**Work instructions**. Omit the pictures and print exactly the lines of the listing below, starting at the first and ending at the line containing "node[midway, below=12pt] (acktxt)".

**Data segment**.
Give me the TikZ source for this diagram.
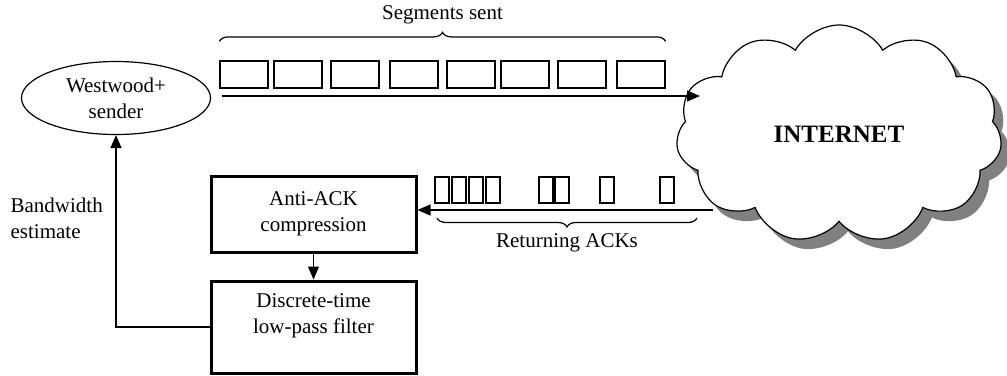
\documentclass[tikz,border=0pt]{standalone}
\usepackage{fontspec}
\setmainfont{Liberation Serif}
\usetikzlibrary{positioning,arrows.meta,shapes.geometric,shapes.symbols,shadows,decorations.pathreplacing}

\begin{document}
\begin{tikzpicture}[x=1pt, y=-1pt, line width=1.2pt,
  font=\fontsize{21}{26}\selectfont,
  >={Triangle[length=13pt,width=11pt]},
  segbox/.style={draw, minimum width=48pt, minimum height=27pt, inner sep=0pt},
  ackbox/.style={draw, minimum width=14pt, minimum height=26pt, inner sep=0pt},
  block/.style={draw, line width=3pt, minimum width=205pt, align=center},
  brc/.style={decorate, decoration={brace, amplitude=9pt}}]
  \useasboundingbox (0,0) rectangle (1007,375);

  \node[ellipse, draw, minimum width=189pt, minimum height=73pt, inner sep=0pt, align=center] (sender) at (116,98) {Westwood+\\sender};

  % segments on the way out
  \foreach \x [count=\i] in {220,274,331,390,447,501,558,617}
    \node[segbox] (seg\i) at (\x+24,74.5) {};
  \draw[brc] ([yshift=19pt]seg1.north west) -- ([yshift=19pt]seg8.north east)
    node[midway, above=13pt] (segtxt) {Segments sent};

  % acks coming back
  \foreach \x [count=\i] in {435,452,469,486,539,555,600,660}
    \node[ackbox] (ack\i) at (\x+7,190) {};
  \node[block, minimum height=76pt] (antiack) at (313.5,214) {Anti-ACK\\compression};
  \node[block, minimum height=92pt] (filter) at (313.5,327) {Discrete-time\\low-pass filter\\\mbox{}};
  \coordinate (ackstart) at (713,210);
  \draw[->] (ackstart) -- (ackstart -| antiack.east);
  \draw[brc] (697,218) -- (437,218)
    node[midway, below=12pt] (acktxt) {Returning ACKs};

  \node[cloud, draw, fill=white, cloud puffs=11, cloud puff arc=120, aspect=1.5,
    minimum width=326pt, minimum height=218pt, inner sep=0pt,
    drop shadow={shadow xshift=9pt, shadow yshift=-10pt, fill=black!50, opacity=1},
    font=\fontsize{25}{30}\selectfont\bfseries] (internet) at (839,134) {INTERNET};

  \coordinate (sendstart) at (222,96);
  \coordinate (sendend) at (700,96);
  \draw[->] (sendstart) -- (sendend);

  \draw[->] (antiack) -- (filter);
  \draw[->] (filter.west) -| (sender.south);
  \node[align=left, anchor=west] (bwlabel) at (6.7,218) {Bandwidth\\estimate};
\end{tikzpicture}
\end{document}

**Answer for this exercise**.
Give me the TikZ source for this diagram.
\documentclass[tikz,border=0pt]{standalone}
\usepackage{fontspec}
\setmainfont{Liberation Serif}
\usetikzlibrary{positioning,arrows.meta,shapes.geometric,shapes.symbols,shadows,decorations.pathreplacing}

\begin{document}
\begin{tikzpicture}[x=1pt, y=-1pt, line width=1.2pt,
  font=\fontsize{21}{26}\selectfont,
  >={Triangle[length=13pt,width=11pt]},
  segbox/.style={draw, minimum width=48pt, minimum height=27pt, inner sep=0pt},
  ackbox/.style={draw, minimum width=14pt, minimum height=26pt, inner sep=0pt},
  block/.style={draw, line width=3pt, minimum width=205pt, align=center},
  brc/.style={decorate, decoration={brace, amplitude=9pt}}]
  \useasboundingbox (0,0) rectangle (1007,375);

  \node[ellipse, draw, minimum width=189pt, minimum height=73pt, inner sep=0pt, align=center] (sender) at (116,98) {Westwood+\\sender};

  % segments on the way out
  \foreach \x [count=\i] in {220,274,331,390,447,501,558,617}
    \node[segbox] (seg\i) at (\x+24,74.5) {};
  \draw[brc] ([yshift=19pt]seg1.north west) -- ([yshift=19pt]seg8.north east)
    node[midway, above=13pt] (segtxt) {Segments sent};

  % acks coming back
  \foreach \x [count=\i] in {435,452,469,486,539,555,600,660}
    \node[ackbox] (ack\i) at (\x+7,190) {};
  \node[block, minimum height=76pt] (antiack) at (313.5,214) {Anti-ACK\\compression};
  \node[block, minimum height=92pt] (filter) at (313.5,327) {Discrete-time\\low-pass filter\\\mbox{}};
  \coordinate (ackstart) at (713,210);
  \draw[->] (ackstart) -- (ackstart -| antiack.east);
  \draw[brc] (697,218) -- (437,218)
    node[midway, below=12pt] (acktxt) {Returning ACKs};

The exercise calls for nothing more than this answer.